# LBT - Needs A Crew Wed Per NOAA



## jjam (Dec 9, 2007)

NOAA is predicting 1ft or less on Wed and if the forecast holds, I'm looking for 3. If any one with electric reels is interested, that would be awesome cause it's a long way down on some of my spots.

I hv a float plan that will take us 110 mile round trip. 

Any one interested, give me a shout.

Split/Cost = 2 MPG x cost per gal of gas + $30 bait + $20 1 gal of 2 stroke oil...we'll head out with tanks topped off and re-fuel at Wally World before de' cleaning of fish begins. 

Last trip was 105 miles.

I provide block ice for fish, you bring a sammich, drink, your favorite bottom rig & tackle and we're good to go. 

If you don't have a favorite offshore combo, I'll hv something that'll work for ya...

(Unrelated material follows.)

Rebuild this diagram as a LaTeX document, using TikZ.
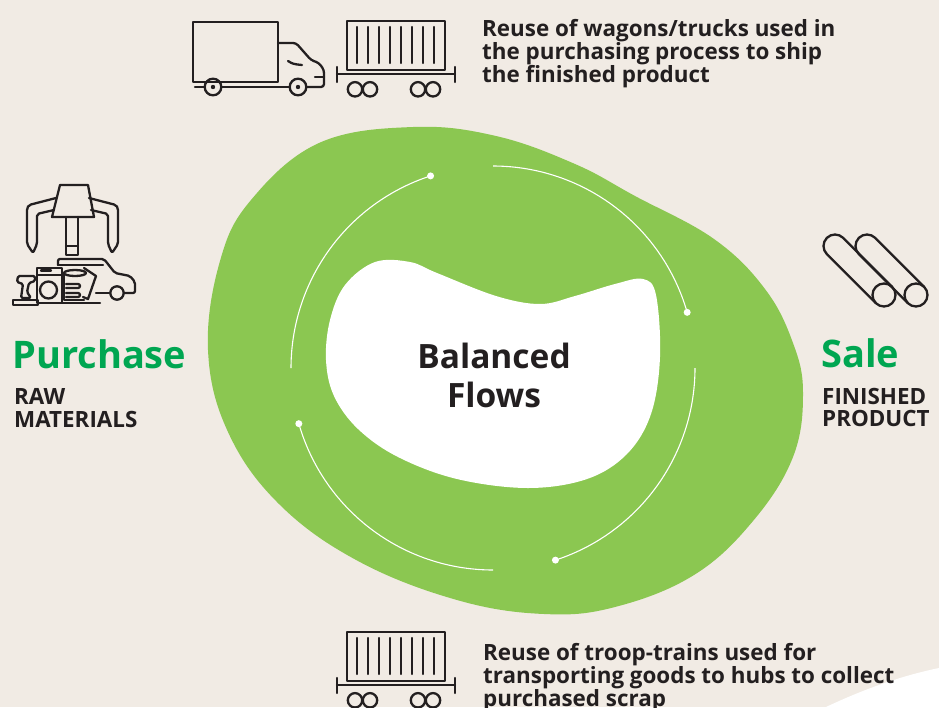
\documentclass[tikz,border=0pt]{standalone}
\usepackage{fontspec}
\setmainfont{Open Sans}
\usetikzlibrary{calc}
\definecolor{paper}{HTML}{F1EBE4}
\definecolor{leaf}{HTML}{8BC751}
\definecolor{sprout}{HTML}{00A651}
\definecolor{ink}{HTML}{231F20}
\tikzset{
  glyph/.style={draw=ink, line width=2.3pt, line join=round, line cap=round},
  ring/.style={draw=white, line width=1.1pt},
  knot/.style={circle, fill=white, inner sep=0pt, minimum size=7pt},
  caption/.style={font=\fontsize{22.4}{22.8}\selectfont\bfseries, text=ink,
    align=left, inner sep=0pt, anchor=base west},
  heading/.style={font=\fontsize{38}{40}\selectfont\bfseries, text=sprout,
    inner sep=0pt, anchor=base west},
  corelabel/.style={font=\fontsize{33.5}{39}\selectfont\bfseries, text=ink,
    align=center, inner sep=0pt, anchor=base},
  railcar/.pic={
    \draw[glyph] (0,0) rectangle (98,49);
    \foreach \bx in {10,21,32,43,54,65,76,87}
      \draw[glyph] (\bx,6) -- (\bx,42);
    \draw[glyph] (-10,53) -- (108,53);
    \draw[glyph] (-10,46) -- (-10,61);
    \draw[glyph] (108,46) -- (108,61);
    \foreach \wx in {8,23,71,86}
      \draw[glyph] (\wx,68.3) circle[radius=7.2pt];
  }
}
\begin{document}
\begin{tikzpicture}[x=1pt,y=-1pt]
% page
\fill[paper] (0,0) rectangle (939,707);
\useasboundingbox (0,0) rectangle (939,707);
\fill[white] (826,707) .. controls (862,690) and (900,676) .. (939,668) -- (939,707) -- cycle;

% green blob
\fill[leaf] plot[smooth cycle, tension=0.65] coordinates {
  (319,143) (413,127) (496,136) (575,164) (635,196) (714,239) (765,289)
  (793,343) (803,393) (793,457) (753,521) (694,575) (615,607) (544,614)
  (457,600) (358,561) (279,504) (228,432) (208,350) (220,261) (251,200)};

% white core
\fill[white] plot[smooth cycle, tension=0.6] coordinates {
  (345,285) (375,262) (410,262) (437,273) (496,296) (540,304) (575,296)
  (615,284) (643,279) (656,295) (660,357) (651,414) (627,454) (587,479)
  (528,488) (457,479) (398,457) (358,429) (334,396) (326,360) (330,320)};

% circular flow arcs
\coordinate (hub) at (493,368);
\draw[ring] plot[domain=-90:-16, samples=60] ({493+202*cos(\x)},{368+202*sin(\x)});
\draw[ring] plot[domain=0:72, samples=60] ({493+202*cos(\x)},{368+202*sin(\x)});
\draw[ring] plot[domain=90:164, samples=60] ({493+202*cos(\x)},{368+202*sin(\x)});
\draw[ring] plot[domain=180:252, samples=60] ({493+202*cos(\x)},{368+202*sin(\x)});
\node[knot] (knotA) at ($(hub)+(-16:202)$) {};
\node[knot] (knotB) at ($(hub)+(72:202)$) {};
\node[knot] (knotC) at ($(hub)+(164:202)$) {};
\node[knot] (knotD) at ($(hub)+(252:202)$) {};

% multi-line labels are placed at the baseline of their last line
\node[corelabel] (core) at (494,407) {Balanced\\Flows};

% headings and captions
\node[heading] (buy) at (12,368) {Purchase};
\node[caption] (rawmat) at (14,427.3) {RAW\\MATERIALS};
\node[heading] (sell) at (821,367) {Sale};
\node[caption] (finprod) at (822,426.8) {FINISHED\\PRODUCT};
\node[caption] (shipnote) at (482,82.3) {Reuse of wagons/trucks used in\\the purchasing process to ship\\the finished product};
\node[caption] (trainnote) at (483,706) {Reuse of troop-trains used for\\transporting goods to hubs to collect\\purchased scrap};

% delivery truck
\draw[glyph] (193,22) rectangle (278,82);
\draw[glyph, rounded corners=3pt] (278,43) -- (296,43) -- (311,60) -- (319,63) -- (324,70) -- (324,87) -- (307,87);
\draw[glyph] (195,87) -- (205,87);
\draw[glyph] (222,87) -- (290,87);
\draw[glyph] (315,77) -- (324,77);
\draw[glyph] (288,61) .. controls (293,64) .. (302,65);
\draw[glyph] (213,87) circle[radius=8.3pt];
\draw[glyph] (298,87) circle[radius=8.3pt];
\fill[ink] (213,87) circle[radius=2.2pt];
\fill[ink] (298,87) circle[radius=2.2pt];

% rail wagons
\pic at (347,21) {railcar};
\pic at (347,632) {railcar};

% claw grabbing scrap
\draw[glyph] (60,185) -- (88,185) -- (94,217) -- (52,217) -- cycle;
\draw[glyph] (66,217) -- (66,255) -- (78,255) -- (78,217);
\draw[glyph] (66,246) -- (78,246);
\draw[glyph, rounded corners=2pt] (56,198) -- (29,205) -- (27,208) -- (27,244) -- (33,253) -- (37,244) -- (37,214) -- (54,210);
\draw[glyph, rounded corners=2pt] (89,198) -- (116,205) -- (118,208) -- (118,244) -- (112,253) -- (108,244) -- (108,214) -- (91,210);
% car
\draw[glyph, rounded corners=2pt] (58,265) -- (58,259) -- (104,259) -- (115,273) -- (130,276) -- (135,282) -- (135,293) -- (124,293);
\draw[glyph] (58,265) -- (103,265);
\draw[glyph] (109,293) -- (96,293);
\draw[glyph] (117,293) circle[radius=6.7pt];
% washing machine
\draw[glyph] (37,268) rectangle (62,303);
\draw[glyph] (37,275) -- (62,275);
\draw[glyph] (41,270.5) -- (51,270.5);
\draw[glyph] (48.5,290) circle[radius=8.5pt];
% barrel
\draw[glyph] (75,273) ellipse[x radius=11pt, y radius=3pt];
\draw[glyph] (64,273) -- (64,300) -- (84,300);
\draw[glyph, rounded corners=2pt] (66,284) -- (80,284) -- (80,288) -- (66,288);
\draw[glyph, rounded corners=2pt] (66,293) -- (80,293) -- (80,297) -- (66,297);
% plank
\draw[glyph] (84,268) -- (96,276) -- (88,299) -- (83,297);
% drill
\draw[glyph, rounded corners=1.5pt] (18,276) -- (35,276) -- (35,281) -- (29,283) -- (27,292) -- (31,298) -- (21,298) -- (23,284) -- (17,282) -- cycle;
\draw[glyph] (13,300) rectangle (38,305);
\draw[glyph] (62,303) -- (100,303);

% steel pipes
\draw[glyph] (892.13,286.87) -- (843.13,237.87) arc[start angle=45, end angle=225, radius=11.5pt] -- (875.87,303.13);
\draw[glyph] (884,295) circle[radius=11.5pt];
\draw[glyph] (924.13,286.87) -- (875.13,237.87) arc[start angle=45, end angle=225, radius=11.5pt] -- (907.87,303.13);
\draw[glyph] (916,295) circle[radius=11.5pt];
\end{tikzpicture}
\end{document}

Lets go kill some bigguns!!!!

Jimmy

Here's post from last weeks request for Need A Ride / Crew
http://www.gulfcoastfishingconnection.com/forums/forum25/thread16383.html


----------



## seashaker (Mar 6, 2009)

were will you launch from ?


----------



## jjam (Dec 9, 2007)

We will launch from shoreline 0630 and return around 4:00 

Jimmy


----------



## ready_2_go (Oct 9, 2007)

pm sent


----------



## jjam (Dec 9, 2007)

Boat now has full crew for Wed, gonna be a great day to be on the water.

Jimmy


----------



## 24ft fishmaster (Apr 26, 2012)

Dang! Wanted to go let us know how the trip goes!


----------